§ Source data

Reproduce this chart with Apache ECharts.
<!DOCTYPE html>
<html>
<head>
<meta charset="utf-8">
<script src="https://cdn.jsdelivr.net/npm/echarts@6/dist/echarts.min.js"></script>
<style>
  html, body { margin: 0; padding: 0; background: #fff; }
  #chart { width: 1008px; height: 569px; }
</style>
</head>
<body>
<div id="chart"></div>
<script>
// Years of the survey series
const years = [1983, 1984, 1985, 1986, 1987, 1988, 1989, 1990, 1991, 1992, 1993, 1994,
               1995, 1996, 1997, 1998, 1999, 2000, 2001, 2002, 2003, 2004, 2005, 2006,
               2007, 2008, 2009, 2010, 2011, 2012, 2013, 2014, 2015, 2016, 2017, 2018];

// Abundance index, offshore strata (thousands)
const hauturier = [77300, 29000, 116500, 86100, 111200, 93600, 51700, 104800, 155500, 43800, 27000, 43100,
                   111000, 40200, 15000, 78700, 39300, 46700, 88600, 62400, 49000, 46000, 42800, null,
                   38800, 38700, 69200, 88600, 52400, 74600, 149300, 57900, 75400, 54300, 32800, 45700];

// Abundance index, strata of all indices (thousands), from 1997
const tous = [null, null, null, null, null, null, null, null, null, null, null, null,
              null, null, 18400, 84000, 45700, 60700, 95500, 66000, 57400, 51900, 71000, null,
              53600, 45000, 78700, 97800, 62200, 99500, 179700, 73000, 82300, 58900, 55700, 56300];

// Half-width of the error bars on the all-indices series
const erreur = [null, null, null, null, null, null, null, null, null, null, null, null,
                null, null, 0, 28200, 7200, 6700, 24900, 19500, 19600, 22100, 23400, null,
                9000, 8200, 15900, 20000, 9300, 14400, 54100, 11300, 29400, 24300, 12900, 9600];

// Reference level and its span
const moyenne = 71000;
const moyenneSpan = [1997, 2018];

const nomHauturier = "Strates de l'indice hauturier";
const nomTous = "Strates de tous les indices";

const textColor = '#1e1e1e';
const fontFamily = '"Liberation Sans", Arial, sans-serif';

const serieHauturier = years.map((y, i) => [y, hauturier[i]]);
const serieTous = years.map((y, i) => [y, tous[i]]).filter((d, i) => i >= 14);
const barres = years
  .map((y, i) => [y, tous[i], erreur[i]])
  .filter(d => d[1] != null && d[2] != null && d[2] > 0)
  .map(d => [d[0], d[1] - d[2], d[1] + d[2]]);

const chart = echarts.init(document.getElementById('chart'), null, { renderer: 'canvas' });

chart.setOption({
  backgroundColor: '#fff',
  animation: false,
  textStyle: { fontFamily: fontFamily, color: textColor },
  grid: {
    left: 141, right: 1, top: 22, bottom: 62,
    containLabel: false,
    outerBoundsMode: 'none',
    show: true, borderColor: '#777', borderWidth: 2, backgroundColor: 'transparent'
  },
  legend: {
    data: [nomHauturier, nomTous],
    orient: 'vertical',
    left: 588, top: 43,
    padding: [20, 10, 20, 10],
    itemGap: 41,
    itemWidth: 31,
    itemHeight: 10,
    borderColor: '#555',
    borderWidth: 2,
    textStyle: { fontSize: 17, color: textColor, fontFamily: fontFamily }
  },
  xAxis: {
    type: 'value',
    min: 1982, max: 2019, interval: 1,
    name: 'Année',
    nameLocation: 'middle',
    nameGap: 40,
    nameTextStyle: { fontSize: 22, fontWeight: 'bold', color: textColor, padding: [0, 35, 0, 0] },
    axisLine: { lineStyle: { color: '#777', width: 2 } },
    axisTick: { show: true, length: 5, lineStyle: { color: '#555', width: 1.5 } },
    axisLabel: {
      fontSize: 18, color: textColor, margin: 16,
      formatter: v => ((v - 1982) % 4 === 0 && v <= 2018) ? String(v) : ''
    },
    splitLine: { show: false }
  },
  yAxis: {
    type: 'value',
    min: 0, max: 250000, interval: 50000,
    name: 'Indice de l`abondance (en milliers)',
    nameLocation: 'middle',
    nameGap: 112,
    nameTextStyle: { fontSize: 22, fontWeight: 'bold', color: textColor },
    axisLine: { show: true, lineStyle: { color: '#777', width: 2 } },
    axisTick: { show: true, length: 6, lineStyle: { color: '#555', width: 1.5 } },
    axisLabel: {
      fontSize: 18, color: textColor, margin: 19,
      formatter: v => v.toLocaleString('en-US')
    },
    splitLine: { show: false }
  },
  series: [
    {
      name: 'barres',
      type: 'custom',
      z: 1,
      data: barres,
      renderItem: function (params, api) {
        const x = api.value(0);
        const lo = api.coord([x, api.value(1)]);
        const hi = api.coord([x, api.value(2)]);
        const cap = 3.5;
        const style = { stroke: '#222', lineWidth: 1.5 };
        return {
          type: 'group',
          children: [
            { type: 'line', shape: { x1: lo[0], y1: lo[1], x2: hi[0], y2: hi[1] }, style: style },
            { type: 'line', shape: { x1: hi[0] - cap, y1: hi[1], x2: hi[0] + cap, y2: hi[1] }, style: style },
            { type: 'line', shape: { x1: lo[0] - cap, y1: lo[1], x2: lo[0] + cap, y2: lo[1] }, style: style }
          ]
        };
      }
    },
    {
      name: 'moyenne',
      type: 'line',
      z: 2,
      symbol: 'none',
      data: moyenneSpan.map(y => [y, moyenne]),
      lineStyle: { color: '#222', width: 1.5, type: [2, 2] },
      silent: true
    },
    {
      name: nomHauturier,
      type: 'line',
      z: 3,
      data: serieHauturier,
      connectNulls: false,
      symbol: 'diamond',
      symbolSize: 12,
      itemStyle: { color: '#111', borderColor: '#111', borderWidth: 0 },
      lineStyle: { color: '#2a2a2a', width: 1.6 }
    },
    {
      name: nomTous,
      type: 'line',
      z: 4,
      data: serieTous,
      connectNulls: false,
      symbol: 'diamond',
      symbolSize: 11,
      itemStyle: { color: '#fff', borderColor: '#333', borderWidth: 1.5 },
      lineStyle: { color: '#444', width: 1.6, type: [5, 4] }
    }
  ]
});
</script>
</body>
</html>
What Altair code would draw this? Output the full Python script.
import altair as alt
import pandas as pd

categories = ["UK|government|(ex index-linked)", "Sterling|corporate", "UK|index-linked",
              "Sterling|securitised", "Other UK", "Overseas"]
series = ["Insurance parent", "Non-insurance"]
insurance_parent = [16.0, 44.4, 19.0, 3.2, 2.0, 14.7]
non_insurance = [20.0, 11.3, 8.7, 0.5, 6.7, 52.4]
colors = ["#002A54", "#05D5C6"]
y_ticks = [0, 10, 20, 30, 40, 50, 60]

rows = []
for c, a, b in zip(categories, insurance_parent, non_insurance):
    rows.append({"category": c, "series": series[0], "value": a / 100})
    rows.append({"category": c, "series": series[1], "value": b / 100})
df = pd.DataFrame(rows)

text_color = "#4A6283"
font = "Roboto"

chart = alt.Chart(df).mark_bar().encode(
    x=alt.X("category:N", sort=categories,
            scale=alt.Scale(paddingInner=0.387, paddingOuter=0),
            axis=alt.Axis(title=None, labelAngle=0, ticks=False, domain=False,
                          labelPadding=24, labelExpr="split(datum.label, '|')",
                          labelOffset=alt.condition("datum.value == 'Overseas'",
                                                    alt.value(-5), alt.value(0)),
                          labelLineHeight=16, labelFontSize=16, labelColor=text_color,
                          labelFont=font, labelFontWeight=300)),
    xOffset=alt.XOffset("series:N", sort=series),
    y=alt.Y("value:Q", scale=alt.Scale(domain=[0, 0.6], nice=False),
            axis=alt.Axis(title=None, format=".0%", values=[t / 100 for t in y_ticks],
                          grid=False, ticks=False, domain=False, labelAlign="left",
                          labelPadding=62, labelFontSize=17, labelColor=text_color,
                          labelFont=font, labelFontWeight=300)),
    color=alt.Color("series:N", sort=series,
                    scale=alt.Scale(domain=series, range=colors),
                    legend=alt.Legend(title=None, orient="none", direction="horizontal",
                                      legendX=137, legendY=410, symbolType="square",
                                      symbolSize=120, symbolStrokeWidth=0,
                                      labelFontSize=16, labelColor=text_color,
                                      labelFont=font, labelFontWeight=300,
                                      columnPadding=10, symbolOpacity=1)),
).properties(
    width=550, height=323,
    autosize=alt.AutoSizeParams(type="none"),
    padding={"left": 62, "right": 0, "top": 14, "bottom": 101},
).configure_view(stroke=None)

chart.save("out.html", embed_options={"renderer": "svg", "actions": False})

...

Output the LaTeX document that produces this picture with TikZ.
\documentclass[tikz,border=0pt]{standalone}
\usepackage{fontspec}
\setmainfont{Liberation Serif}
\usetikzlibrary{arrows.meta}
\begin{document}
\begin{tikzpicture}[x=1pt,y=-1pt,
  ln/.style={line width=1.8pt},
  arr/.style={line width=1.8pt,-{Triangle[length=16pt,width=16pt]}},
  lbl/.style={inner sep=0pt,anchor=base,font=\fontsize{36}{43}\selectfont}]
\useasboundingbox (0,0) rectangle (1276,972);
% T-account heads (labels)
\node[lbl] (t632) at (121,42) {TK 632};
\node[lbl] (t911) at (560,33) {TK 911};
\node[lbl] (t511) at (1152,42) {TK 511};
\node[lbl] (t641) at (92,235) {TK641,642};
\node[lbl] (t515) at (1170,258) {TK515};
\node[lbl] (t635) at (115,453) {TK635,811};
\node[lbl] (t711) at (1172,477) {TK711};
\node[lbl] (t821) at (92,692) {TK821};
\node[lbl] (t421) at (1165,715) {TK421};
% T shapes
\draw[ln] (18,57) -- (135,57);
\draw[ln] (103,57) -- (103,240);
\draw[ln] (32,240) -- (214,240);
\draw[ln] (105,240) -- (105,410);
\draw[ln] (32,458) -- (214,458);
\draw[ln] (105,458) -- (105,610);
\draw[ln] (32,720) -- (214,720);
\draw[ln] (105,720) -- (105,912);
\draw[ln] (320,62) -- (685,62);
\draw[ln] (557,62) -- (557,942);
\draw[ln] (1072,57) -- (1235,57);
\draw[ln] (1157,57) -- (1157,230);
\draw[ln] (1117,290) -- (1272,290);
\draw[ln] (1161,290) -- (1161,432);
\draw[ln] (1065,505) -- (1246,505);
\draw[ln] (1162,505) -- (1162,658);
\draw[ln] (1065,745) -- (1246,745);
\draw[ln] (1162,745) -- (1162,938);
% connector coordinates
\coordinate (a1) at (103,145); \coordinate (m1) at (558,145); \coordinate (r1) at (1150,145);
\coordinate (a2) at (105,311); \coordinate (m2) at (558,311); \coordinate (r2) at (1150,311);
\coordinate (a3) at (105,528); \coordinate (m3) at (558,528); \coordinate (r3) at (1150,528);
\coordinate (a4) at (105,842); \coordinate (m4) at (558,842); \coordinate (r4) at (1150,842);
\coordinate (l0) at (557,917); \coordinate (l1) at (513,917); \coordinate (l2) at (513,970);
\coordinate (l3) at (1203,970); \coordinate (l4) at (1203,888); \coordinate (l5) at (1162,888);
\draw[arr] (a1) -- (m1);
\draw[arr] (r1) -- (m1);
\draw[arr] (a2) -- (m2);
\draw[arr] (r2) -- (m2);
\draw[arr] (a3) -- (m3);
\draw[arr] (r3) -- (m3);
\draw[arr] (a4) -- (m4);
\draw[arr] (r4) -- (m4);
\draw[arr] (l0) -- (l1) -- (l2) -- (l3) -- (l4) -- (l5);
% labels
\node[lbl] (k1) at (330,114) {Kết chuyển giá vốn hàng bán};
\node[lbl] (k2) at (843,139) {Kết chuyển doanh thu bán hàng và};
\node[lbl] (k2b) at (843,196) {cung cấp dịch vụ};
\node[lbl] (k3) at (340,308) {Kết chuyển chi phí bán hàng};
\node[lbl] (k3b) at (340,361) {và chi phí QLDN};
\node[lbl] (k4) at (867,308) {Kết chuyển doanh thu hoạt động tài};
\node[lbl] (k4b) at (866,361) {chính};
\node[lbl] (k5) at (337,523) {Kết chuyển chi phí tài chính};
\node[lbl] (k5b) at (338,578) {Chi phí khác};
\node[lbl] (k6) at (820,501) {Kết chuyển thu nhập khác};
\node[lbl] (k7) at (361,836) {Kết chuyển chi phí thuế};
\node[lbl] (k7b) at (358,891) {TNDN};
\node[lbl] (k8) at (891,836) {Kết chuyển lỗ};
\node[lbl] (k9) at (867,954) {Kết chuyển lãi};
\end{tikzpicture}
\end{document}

§ Exercise brief
Nothing beyond the required lines should be retyped: start with the line that contains "Reproduce this chart with Apache ECharts." and finish with the line that contains "2016, 2017, 2018];".

§ Response
Reproduce this chart with Apache ECharts.
<!DOCTYPE html>
<html>
<head>
<meta charset="utf-8">
<script src="https://cdn.jsdelivr.net/npm/echarts@6/dist/echarts.min.js"></script>
<style>
  html, body { margin: 0; padding: 0; background: #fff; }
  #chart { width: 1008px; height: 569px; }
</style>
</head>
<body>
<div id="chart"></div>
<script>
// Years of the survey series
const years = [1983, 1984, 1985, 1986, 1987, 1988, 1989, 1990, 1991, 1992, 1993, 1994,
               1995, 1996, 1997, 1998, 1999, 2000, 2001, 2002, 2003, 2004, 2005, 2006,
               2007, 2008, 2009, 2010, 2011, 2012, 2013, 2014, 2015, 2016, 2017, 2018];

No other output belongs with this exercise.